Start of PROVIDED INFORMATION

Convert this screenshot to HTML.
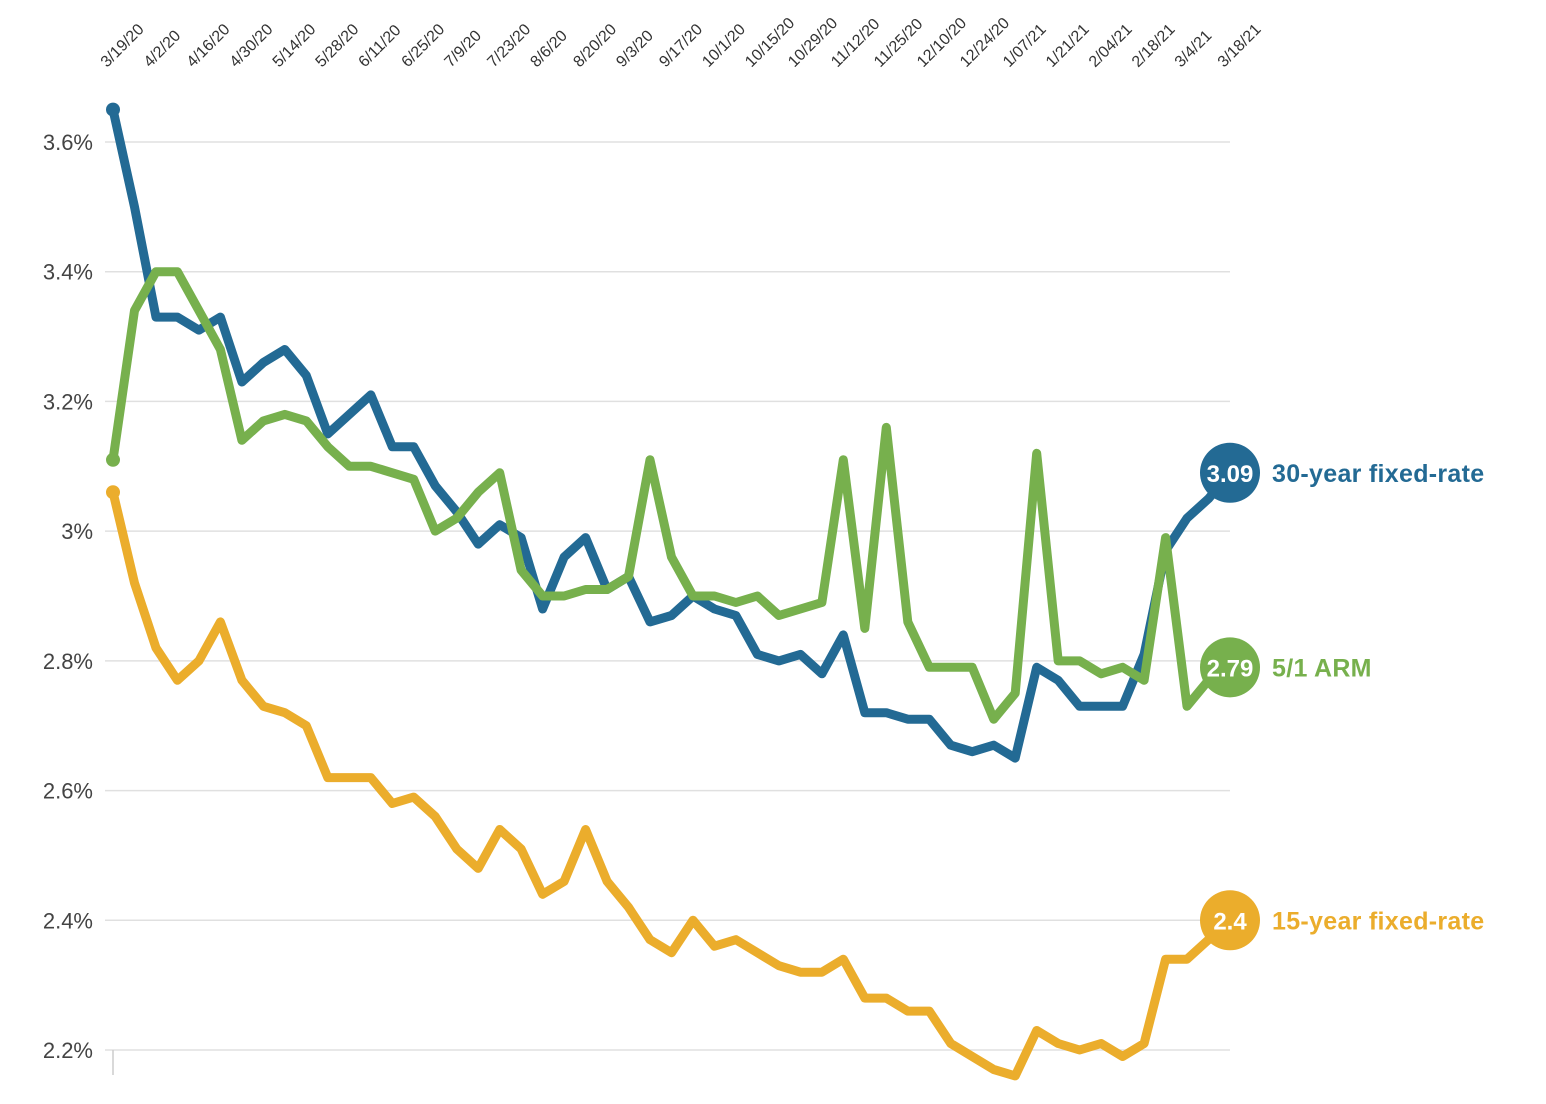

End of PROVIDED INFORMATION
Start of PROVIDED INFORMATION

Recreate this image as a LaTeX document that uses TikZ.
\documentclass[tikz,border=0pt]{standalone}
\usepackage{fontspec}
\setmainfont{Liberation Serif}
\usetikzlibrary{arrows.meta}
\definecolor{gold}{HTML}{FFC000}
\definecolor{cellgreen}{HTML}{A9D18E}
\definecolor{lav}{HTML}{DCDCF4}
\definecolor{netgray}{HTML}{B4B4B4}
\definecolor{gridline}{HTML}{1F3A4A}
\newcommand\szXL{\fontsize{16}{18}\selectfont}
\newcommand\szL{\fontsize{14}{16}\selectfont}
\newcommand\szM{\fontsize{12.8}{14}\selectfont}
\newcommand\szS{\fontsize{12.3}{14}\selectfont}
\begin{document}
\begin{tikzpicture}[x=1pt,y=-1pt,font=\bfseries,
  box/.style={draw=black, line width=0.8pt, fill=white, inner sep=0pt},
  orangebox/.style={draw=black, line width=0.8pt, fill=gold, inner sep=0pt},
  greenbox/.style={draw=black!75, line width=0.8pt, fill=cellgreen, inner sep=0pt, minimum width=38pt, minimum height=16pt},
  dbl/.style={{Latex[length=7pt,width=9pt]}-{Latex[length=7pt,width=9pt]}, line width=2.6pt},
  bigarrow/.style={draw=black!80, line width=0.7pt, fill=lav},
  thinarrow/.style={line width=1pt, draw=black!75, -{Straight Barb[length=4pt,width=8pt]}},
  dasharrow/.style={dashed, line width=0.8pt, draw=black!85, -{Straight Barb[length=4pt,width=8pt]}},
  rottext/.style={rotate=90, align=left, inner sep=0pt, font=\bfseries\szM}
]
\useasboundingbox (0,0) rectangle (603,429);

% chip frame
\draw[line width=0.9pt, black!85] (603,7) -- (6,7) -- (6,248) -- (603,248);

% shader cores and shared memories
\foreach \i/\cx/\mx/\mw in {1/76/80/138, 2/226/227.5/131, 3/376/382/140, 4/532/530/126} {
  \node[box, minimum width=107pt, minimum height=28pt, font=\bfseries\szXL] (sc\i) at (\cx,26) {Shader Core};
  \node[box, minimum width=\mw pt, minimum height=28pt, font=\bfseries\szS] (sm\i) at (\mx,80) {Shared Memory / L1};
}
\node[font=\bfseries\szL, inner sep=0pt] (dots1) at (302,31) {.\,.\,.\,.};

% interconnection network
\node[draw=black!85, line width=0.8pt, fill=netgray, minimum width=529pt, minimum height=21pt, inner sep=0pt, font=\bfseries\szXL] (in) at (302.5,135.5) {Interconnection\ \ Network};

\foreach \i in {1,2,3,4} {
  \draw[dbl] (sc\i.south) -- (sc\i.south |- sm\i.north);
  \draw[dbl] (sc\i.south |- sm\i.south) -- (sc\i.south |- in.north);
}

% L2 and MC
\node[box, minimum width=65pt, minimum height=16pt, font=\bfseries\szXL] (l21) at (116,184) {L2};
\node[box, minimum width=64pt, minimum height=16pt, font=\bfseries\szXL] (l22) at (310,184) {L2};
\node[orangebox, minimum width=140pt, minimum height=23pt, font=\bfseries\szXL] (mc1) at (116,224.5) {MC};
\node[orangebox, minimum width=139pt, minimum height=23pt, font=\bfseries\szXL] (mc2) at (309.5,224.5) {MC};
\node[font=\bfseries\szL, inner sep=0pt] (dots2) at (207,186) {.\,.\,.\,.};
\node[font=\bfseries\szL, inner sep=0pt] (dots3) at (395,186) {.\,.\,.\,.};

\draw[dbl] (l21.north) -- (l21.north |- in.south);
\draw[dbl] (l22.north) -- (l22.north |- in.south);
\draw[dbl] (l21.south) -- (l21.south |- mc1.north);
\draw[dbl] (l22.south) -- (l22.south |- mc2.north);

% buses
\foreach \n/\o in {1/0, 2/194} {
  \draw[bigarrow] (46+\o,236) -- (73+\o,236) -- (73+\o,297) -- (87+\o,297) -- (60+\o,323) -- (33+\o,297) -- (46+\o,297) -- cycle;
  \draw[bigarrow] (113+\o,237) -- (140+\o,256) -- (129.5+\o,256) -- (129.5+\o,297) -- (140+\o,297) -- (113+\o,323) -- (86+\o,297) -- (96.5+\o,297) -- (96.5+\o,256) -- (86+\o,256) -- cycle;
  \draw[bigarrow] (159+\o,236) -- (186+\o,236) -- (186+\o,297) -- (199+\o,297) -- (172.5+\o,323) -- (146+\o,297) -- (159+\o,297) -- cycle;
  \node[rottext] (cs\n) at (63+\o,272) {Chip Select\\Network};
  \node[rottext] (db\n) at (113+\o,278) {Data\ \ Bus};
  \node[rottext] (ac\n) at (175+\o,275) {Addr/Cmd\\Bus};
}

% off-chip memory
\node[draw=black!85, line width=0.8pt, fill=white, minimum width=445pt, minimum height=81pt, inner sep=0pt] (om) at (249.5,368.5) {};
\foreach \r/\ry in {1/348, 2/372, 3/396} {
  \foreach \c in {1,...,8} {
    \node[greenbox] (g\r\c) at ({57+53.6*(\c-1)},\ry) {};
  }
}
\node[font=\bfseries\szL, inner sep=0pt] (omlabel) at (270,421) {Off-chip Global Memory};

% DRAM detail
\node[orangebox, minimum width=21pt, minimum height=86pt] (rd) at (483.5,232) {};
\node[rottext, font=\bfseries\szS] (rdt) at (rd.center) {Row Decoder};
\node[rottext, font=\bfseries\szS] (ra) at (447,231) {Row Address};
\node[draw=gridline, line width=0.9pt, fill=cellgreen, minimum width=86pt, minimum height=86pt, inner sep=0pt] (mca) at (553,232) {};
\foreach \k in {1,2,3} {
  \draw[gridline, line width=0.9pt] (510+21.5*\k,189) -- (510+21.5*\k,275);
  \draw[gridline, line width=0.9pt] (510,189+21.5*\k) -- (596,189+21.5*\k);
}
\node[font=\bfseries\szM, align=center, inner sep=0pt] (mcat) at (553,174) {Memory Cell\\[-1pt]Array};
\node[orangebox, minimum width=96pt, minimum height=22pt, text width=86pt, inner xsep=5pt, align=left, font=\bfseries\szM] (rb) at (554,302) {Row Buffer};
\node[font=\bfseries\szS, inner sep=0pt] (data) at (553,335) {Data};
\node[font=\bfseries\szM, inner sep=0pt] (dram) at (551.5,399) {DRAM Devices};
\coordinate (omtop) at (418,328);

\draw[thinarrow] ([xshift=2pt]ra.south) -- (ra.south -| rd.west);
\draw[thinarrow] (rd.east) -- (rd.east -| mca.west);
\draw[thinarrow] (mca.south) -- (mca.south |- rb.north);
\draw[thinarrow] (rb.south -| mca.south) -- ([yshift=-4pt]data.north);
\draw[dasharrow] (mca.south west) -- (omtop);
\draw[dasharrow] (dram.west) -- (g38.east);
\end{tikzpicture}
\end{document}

End of PROVIDED INFORMATION
Start of PROVIDED INFORMATION

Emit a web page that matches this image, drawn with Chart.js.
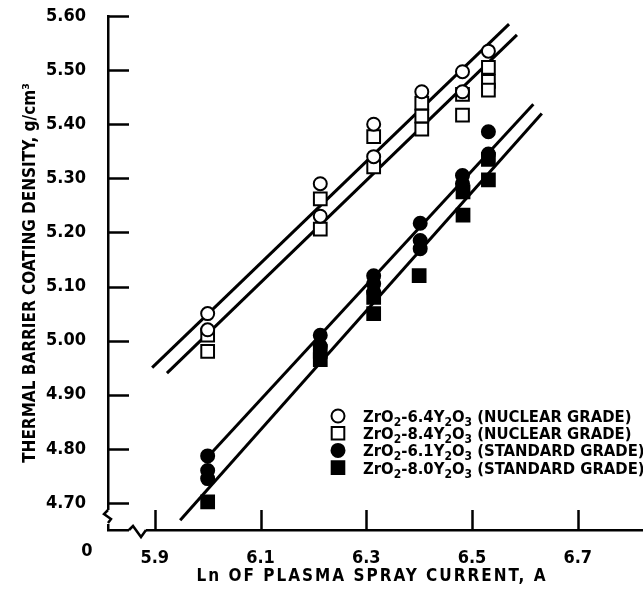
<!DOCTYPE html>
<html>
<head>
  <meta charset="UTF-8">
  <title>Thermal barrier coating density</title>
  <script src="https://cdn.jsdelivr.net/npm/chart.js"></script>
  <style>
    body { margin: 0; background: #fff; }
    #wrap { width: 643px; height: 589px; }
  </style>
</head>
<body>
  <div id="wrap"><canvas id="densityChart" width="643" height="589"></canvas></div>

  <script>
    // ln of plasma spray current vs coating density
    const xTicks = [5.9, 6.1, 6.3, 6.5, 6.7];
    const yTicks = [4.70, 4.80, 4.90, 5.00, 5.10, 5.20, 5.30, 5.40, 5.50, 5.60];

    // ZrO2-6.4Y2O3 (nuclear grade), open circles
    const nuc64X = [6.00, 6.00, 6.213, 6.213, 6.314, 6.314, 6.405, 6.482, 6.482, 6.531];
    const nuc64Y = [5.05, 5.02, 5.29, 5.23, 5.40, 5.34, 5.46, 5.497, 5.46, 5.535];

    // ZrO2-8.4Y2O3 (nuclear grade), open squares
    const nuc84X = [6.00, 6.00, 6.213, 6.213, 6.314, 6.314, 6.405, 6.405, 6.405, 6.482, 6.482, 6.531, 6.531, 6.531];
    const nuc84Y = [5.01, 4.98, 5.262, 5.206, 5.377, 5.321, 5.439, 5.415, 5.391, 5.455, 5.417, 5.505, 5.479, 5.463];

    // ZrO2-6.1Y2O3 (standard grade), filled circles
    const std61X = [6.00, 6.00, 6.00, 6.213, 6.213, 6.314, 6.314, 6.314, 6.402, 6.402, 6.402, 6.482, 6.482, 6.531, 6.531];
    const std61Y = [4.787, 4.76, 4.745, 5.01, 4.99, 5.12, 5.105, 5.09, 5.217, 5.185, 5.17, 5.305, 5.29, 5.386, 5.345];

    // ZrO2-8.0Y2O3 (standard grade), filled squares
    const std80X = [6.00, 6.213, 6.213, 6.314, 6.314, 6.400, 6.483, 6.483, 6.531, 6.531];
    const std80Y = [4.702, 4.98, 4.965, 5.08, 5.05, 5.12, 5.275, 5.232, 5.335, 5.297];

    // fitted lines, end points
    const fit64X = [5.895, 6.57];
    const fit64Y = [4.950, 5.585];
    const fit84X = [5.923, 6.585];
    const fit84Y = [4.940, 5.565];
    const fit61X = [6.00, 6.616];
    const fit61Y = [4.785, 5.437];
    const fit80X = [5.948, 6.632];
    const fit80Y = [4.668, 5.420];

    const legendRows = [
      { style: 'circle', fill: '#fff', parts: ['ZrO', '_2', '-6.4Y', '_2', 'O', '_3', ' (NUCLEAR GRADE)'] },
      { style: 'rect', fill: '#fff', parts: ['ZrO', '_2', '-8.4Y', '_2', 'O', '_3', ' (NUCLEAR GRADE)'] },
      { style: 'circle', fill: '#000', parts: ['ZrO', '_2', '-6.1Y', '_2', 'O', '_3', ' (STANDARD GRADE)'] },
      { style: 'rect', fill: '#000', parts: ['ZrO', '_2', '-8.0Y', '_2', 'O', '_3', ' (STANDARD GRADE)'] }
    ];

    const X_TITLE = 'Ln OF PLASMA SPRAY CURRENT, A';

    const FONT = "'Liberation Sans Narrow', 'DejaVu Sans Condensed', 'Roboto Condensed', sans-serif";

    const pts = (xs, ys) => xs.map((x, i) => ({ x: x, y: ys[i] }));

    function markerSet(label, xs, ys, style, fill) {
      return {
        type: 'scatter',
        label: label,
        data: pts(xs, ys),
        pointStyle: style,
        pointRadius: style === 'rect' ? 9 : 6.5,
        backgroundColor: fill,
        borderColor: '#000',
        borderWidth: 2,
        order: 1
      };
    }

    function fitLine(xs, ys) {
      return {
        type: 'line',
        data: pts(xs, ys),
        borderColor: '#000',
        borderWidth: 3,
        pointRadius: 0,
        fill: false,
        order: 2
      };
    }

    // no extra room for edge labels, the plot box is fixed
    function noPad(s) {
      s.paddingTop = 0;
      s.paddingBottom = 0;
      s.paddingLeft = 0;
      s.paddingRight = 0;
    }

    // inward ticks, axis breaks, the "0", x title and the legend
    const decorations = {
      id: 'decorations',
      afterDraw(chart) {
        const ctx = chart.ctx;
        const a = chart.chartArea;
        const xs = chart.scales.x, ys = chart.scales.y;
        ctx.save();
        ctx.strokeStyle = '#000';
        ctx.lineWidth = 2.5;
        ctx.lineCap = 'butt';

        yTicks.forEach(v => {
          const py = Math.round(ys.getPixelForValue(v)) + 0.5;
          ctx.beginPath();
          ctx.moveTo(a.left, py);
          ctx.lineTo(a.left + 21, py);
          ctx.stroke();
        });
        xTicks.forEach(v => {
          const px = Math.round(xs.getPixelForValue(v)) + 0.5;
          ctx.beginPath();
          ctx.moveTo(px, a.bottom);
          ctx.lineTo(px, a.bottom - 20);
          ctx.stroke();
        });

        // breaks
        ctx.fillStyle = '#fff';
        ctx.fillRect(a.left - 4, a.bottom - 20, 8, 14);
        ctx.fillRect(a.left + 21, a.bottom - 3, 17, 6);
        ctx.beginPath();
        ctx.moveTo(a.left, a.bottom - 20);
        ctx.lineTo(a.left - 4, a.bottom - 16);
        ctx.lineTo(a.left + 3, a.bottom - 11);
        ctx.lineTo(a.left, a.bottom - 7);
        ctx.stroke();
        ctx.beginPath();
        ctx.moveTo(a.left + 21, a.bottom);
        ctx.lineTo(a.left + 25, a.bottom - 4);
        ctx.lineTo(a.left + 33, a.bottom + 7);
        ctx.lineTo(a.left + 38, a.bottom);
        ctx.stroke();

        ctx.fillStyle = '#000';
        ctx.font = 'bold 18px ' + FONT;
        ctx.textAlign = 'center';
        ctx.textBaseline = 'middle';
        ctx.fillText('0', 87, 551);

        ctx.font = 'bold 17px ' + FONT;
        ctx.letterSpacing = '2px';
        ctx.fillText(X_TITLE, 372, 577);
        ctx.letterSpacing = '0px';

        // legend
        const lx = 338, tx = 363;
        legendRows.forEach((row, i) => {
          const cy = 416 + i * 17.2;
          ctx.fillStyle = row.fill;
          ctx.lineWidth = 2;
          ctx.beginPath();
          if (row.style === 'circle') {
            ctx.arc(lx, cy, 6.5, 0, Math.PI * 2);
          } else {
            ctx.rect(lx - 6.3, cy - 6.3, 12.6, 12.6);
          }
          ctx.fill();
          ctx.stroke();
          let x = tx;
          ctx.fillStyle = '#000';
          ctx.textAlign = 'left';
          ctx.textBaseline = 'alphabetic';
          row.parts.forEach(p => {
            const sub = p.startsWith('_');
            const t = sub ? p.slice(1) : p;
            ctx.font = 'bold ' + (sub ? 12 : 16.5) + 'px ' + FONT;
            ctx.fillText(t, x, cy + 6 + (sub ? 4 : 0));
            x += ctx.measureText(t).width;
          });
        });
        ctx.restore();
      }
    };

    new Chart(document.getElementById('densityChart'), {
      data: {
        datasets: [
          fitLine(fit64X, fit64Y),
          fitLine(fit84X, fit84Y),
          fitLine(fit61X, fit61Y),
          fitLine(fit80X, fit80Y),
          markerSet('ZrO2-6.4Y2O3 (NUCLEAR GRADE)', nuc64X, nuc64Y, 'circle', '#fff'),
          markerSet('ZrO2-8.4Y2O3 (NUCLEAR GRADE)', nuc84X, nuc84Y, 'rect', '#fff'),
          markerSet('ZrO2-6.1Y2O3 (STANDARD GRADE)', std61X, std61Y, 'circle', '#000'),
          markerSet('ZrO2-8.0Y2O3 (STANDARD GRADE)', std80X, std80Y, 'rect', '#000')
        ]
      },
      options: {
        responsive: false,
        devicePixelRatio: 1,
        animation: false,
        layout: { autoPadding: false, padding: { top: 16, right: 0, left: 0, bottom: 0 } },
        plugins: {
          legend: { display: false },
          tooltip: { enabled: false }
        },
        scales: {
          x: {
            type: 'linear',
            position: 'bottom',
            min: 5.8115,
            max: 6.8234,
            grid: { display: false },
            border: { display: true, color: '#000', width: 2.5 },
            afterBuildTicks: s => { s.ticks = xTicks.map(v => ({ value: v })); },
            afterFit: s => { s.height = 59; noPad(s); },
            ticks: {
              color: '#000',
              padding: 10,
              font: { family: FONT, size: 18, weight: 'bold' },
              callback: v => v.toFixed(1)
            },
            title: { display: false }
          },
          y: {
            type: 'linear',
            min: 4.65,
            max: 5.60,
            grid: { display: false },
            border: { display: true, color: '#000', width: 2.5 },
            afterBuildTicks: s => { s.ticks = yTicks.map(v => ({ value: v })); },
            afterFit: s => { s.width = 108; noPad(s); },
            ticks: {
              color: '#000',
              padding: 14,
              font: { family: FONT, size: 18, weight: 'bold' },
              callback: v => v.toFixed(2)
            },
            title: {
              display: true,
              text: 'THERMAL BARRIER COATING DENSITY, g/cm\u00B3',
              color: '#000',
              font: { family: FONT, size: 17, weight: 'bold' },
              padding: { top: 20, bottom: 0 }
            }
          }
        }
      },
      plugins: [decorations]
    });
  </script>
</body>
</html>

End of PROVIDED INFORMATION

Within the material above, extract exactly the lines that start at the line containing "Recreate this image" and stop after the line containing "inner sep=0pt] (dots1)", and only those.

Recreate this image as a LaTeX document that uses TikZ.
\documentclass[tikz,border=0pt]{standalone}
\usepackage{fontspec}
\setmainfont{Liberation Serif}
\usetikzlibrary{arrows.meta}
\definecolor{gold}{HTML}{FFC000}
\definecolor{cellgreen}{HTML}{A9D18E}
\definecolor{lav}{HTML}{DCDCF4}
\definecolor{netgray}{HTML}{B4B4B4}
\definecolor{gridline}{HTML}{1F3A4A}
\newcommand\szXL{\fontsize{16}{18}\selectfont}
\newcommand\szL{\fontsize{14}{16}\selectfont}
\newcommand\szM{\fontsize{12.8}{14}\selectfont}
\newcommand\szS{\fontsize{12.3}{14}\selectfont}
\begin{document}
\begin{tikzpicture}[x=1pt,y=-1pt,font=\bfseries,
  box/.style={draw=black, line width=0.8pt, fill=white, inner sep=0pt},
  orangebox/.style={draw=black, line width=0.8pt, fill=gold, inner sep=0pt},
  greenbox/.style={draw=black!75, line width=0.8pt, fill=cellgreen, inner sep=0pt, minimum width=38pt, minimum height=16pt},
  dbl/.style={{Latex[length=7pt,width=9pt]}-{Latex[length=7pt,width=9pt]}, line width=2.6pt},
  bigarrow/.style={draw=black!80, line width=0.7pt, fill=lav},
  thinarrow/.style={line width=1pt, draw=black!75, -{Straight Barb[length=4pt,width=8pt]}},
  dasharrow/.style={dashed, line width=0.8pt, draw=black!85, -{Straight Barb[length=4pt,width=8pt]}},
  rottext/.style={rotate=90, align=left, inner sep=0pt, font=\bfseries\szM}
]
\useasboundingbox (0,0) rectangle (603,429);

% chip frame
\draw[line width=0.9pt, black!85] (603,7) -- (6,7) -- (6,248) -- (603,248);

% shader cores and shared memories
\foreach \i/\cx/\mx/\mw in {1/76/80/138, 2/226/227.5/131, 3/376/382/140, 4/532/530/126} {
  \node[box, minimum width=107pt, minimum height=28pt, font=\bfseries\szXL] (sc\i) at (\cx,26) {Shader Core};
  \node[box, minimum width=\mw pt, minimum height=28pt, font=\bfseries\szS] (sm\i) at (\mx,80) {Shared Memory / L1};
}
\node[font=\bfseries\szL, inner sep=0pt] (dots1) at (302,31) {.\,.\,.\,.};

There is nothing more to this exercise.